▸ WHAT YOU ARE ASKED TO DO
Without the pictures, return exactly the lines from the one with "Clone this chart in Bokeh." through the one with "96.85, 98.39, 99.80]". Both end lines belong in the copy.

▸ DATA
********

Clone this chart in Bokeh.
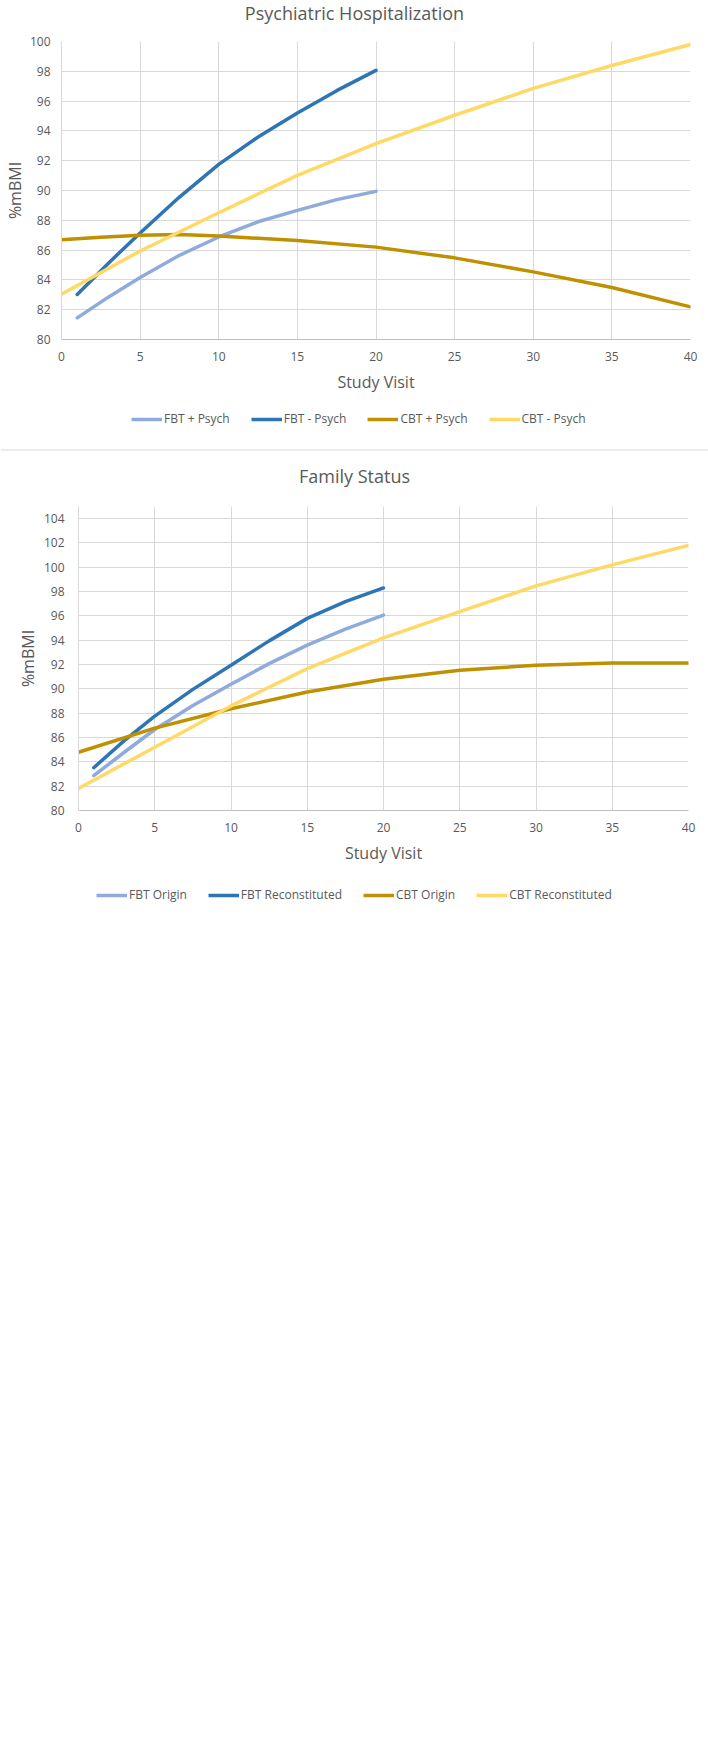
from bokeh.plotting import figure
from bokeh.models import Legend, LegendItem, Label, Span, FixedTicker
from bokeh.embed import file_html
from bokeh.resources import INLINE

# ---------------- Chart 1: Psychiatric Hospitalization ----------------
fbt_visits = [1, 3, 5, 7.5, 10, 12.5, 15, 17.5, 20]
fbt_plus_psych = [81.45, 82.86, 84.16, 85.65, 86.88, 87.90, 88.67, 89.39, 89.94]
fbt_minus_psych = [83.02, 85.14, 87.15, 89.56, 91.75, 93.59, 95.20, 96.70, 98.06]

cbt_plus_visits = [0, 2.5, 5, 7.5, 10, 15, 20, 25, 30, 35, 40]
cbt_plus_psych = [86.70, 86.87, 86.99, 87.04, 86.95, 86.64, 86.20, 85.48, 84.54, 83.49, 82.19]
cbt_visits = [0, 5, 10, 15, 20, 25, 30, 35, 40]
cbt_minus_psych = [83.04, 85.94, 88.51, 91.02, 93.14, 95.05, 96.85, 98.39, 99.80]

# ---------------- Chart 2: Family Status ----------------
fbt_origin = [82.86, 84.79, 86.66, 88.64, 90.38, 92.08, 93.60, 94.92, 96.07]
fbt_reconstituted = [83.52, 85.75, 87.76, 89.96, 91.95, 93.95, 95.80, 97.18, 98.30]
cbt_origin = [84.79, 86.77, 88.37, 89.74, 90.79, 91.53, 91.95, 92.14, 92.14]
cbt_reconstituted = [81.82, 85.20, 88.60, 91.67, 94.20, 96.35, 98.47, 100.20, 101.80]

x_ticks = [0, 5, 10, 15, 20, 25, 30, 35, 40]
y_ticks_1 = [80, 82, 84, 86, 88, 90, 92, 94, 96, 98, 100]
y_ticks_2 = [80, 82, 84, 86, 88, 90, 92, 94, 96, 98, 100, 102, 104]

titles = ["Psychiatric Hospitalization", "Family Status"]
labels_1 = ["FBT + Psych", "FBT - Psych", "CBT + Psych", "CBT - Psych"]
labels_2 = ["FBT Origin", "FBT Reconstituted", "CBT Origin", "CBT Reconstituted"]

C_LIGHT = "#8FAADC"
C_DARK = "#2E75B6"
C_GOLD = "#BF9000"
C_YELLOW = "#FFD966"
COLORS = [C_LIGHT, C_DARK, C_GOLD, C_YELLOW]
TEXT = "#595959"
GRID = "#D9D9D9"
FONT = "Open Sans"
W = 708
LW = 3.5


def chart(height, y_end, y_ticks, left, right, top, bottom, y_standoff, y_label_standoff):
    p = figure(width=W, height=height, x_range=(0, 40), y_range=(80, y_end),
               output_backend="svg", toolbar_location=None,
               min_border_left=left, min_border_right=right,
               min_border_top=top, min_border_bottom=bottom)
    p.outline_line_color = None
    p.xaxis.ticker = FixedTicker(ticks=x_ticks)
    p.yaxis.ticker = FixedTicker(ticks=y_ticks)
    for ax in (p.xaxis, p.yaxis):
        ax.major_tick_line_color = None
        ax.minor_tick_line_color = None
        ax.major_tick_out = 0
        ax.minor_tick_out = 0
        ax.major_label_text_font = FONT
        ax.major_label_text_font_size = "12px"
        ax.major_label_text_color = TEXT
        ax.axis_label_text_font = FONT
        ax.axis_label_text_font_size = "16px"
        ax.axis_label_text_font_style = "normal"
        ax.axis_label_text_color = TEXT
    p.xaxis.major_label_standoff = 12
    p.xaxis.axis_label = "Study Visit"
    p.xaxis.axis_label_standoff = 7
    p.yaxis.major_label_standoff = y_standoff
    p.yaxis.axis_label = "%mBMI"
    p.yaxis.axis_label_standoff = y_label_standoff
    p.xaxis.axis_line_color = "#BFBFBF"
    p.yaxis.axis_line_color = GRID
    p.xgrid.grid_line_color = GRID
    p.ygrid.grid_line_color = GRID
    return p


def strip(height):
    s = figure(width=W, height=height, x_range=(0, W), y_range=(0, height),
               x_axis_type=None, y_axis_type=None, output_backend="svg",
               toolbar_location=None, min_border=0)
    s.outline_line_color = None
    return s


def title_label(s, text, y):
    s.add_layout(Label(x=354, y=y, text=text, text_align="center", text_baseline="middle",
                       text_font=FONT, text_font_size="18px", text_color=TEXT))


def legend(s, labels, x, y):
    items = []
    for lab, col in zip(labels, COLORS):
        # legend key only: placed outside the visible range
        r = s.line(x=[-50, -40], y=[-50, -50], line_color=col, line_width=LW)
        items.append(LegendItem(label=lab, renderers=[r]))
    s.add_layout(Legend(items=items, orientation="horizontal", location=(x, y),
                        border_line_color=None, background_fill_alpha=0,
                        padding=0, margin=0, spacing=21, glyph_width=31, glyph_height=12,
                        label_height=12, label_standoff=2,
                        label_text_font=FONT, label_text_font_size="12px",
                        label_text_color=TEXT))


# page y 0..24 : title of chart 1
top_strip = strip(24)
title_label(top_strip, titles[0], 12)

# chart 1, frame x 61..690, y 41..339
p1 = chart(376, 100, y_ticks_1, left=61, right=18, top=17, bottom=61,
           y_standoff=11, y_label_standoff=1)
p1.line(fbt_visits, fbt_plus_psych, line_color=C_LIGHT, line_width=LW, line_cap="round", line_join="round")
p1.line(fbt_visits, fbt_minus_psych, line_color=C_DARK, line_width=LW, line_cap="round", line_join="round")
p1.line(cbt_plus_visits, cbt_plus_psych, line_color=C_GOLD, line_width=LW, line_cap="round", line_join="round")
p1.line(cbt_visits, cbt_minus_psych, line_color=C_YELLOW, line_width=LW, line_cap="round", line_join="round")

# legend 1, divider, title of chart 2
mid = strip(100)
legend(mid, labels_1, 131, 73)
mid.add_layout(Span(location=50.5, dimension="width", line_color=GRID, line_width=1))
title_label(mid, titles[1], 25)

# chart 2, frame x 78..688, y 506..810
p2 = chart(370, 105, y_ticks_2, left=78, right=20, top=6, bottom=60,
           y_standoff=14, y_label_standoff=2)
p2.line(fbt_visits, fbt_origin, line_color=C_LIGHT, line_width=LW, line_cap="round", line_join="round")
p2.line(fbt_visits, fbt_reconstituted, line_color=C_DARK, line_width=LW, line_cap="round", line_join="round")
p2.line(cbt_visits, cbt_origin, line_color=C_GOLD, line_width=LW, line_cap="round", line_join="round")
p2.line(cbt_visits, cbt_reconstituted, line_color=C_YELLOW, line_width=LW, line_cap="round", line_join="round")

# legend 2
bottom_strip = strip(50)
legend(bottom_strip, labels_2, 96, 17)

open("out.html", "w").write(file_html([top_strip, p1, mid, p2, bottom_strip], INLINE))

********

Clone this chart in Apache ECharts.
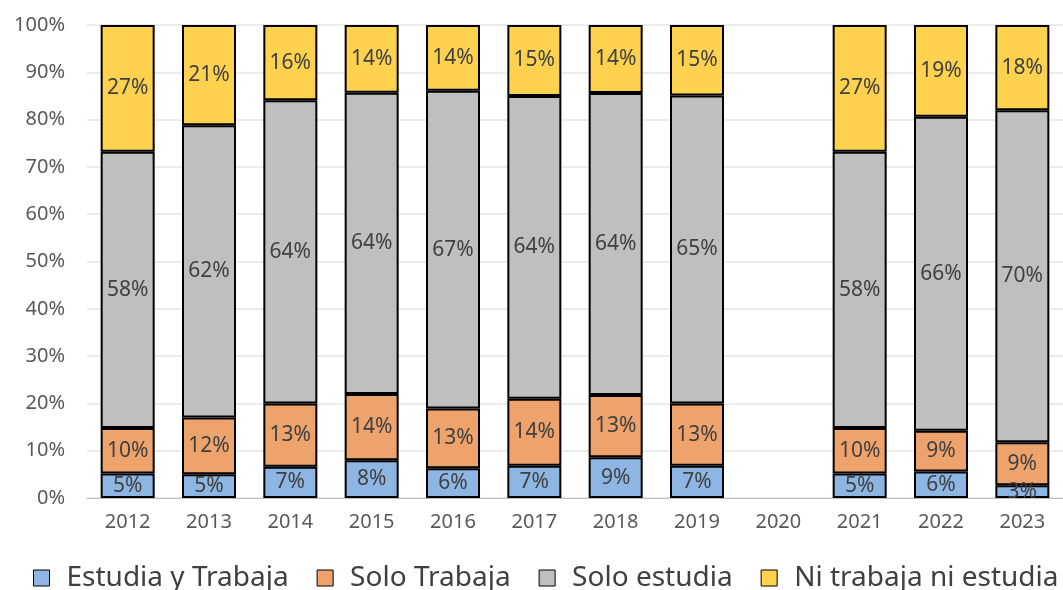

********

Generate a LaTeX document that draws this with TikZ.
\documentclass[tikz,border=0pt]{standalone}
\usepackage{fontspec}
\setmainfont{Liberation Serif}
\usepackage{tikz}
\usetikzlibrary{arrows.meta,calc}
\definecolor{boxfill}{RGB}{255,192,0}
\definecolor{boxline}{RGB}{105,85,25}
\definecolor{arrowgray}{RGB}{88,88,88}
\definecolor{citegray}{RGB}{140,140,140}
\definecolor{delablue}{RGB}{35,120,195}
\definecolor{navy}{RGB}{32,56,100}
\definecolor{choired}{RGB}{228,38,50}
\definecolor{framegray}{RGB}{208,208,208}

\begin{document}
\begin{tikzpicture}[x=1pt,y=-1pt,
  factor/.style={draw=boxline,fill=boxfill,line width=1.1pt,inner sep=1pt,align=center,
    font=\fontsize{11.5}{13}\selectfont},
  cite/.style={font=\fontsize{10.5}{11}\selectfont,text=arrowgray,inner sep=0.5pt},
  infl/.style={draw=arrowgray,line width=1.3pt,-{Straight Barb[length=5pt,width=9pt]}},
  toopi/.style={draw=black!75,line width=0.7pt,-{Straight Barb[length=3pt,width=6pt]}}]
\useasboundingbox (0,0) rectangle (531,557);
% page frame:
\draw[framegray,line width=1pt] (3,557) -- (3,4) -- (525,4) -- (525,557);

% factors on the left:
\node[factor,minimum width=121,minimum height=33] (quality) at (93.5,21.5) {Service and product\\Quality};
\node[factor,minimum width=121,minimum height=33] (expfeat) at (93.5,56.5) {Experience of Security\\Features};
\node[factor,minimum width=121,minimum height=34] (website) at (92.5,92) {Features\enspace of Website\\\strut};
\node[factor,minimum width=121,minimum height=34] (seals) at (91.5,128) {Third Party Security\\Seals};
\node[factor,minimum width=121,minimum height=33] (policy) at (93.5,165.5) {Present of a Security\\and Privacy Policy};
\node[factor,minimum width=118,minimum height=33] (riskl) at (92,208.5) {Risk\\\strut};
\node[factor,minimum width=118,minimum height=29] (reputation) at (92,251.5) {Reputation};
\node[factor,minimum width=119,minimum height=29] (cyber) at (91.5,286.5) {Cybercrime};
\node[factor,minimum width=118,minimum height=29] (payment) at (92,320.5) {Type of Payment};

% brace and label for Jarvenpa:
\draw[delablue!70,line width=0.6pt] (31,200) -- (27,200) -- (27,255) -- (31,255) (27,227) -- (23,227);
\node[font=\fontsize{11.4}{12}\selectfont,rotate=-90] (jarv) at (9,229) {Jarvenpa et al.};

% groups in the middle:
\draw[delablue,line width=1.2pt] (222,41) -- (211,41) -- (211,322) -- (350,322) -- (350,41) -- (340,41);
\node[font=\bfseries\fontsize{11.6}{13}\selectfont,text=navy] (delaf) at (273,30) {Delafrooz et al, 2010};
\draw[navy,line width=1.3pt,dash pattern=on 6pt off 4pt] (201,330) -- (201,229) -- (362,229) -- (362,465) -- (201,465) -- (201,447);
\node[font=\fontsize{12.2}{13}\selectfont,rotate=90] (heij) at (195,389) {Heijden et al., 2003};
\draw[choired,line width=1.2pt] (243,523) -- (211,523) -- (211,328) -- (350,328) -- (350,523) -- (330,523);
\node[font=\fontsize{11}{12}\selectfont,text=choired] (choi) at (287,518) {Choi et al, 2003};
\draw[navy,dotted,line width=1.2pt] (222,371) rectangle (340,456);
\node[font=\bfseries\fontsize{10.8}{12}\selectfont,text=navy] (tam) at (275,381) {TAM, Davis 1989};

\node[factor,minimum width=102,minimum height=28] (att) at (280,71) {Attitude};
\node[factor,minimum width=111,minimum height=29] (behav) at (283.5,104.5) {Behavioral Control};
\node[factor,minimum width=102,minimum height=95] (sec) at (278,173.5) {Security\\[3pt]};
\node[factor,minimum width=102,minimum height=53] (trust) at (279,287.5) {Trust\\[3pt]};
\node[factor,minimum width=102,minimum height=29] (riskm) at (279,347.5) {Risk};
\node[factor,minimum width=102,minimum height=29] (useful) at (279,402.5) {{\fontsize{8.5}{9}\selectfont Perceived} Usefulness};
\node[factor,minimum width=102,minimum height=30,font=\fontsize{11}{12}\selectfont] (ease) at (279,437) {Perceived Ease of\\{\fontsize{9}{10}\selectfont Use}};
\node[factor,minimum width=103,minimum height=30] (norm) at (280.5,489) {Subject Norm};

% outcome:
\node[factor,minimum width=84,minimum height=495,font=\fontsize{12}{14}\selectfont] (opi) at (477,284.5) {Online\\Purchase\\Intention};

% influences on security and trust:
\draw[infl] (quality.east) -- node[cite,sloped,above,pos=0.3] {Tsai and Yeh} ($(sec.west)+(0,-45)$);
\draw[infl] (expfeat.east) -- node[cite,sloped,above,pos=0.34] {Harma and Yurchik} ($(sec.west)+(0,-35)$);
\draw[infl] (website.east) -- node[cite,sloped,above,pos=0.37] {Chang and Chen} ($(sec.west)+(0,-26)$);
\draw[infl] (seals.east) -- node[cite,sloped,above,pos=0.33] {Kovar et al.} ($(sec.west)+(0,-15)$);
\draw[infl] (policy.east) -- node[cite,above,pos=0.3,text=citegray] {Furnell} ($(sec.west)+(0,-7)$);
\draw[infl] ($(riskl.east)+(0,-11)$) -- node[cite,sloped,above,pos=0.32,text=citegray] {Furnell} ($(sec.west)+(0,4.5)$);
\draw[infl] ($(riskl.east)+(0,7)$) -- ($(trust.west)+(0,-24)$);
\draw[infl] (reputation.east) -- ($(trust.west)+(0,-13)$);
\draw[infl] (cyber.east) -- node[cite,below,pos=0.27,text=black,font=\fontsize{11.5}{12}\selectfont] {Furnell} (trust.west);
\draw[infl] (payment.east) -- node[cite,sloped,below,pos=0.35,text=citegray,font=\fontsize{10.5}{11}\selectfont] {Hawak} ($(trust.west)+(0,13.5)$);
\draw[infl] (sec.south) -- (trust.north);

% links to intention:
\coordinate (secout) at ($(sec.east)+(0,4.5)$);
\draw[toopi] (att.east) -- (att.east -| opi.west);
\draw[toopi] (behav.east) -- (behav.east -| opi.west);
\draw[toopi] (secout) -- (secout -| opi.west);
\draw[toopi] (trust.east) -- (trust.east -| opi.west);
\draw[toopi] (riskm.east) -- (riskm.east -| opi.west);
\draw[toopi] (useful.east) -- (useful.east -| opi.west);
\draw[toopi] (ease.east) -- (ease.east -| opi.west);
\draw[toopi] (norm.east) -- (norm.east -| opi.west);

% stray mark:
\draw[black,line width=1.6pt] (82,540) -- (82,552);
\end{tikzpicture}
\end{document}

********

▸ EXERCISE OUTPUT
Clone this chart in Bokeh.
from bokeh.plotting import figure
from bokeh.models import Legend, LegendItem, Label, Span, FixedTicker
from bokeh.embed import file_html
from bokeh.resources import INLINE

# ---------------- Chart 1: Psychiatric Hospitalization ----------------
fbt_visits = [1, 3, 5, 7.5, 10, 12.5, 15, 17.5, 20]
fbt_plus_psych = [81.45, 82.86, 84.16, 85.65, 86.88, 87.90, 88.67, 89.39, 89.94]
fbt_minus_psych = [83.02, 85.14, 87.15, 89.56, 91.75, 93.59, 95.20, 96.70, 98.06]

cbt_plus_visits = [0, 2.5, 5, 7.5, 10, 15, 20, 25, 30, 35, 40]
cbt_plus_psych = [86.70, 86.87, 86.99, 87.04, 86.95, 86.64, 86.20, 85.48, 84.54, 83.49, 82.19]
cbt_visits = [0, 5, 10, 15, 20, 25, 30, 35, 40]
cbt_minus_psych = [83.04, 85.94, 88.51, 91.02, 93.14, 95.05, 96.85, 98.39, 99.80]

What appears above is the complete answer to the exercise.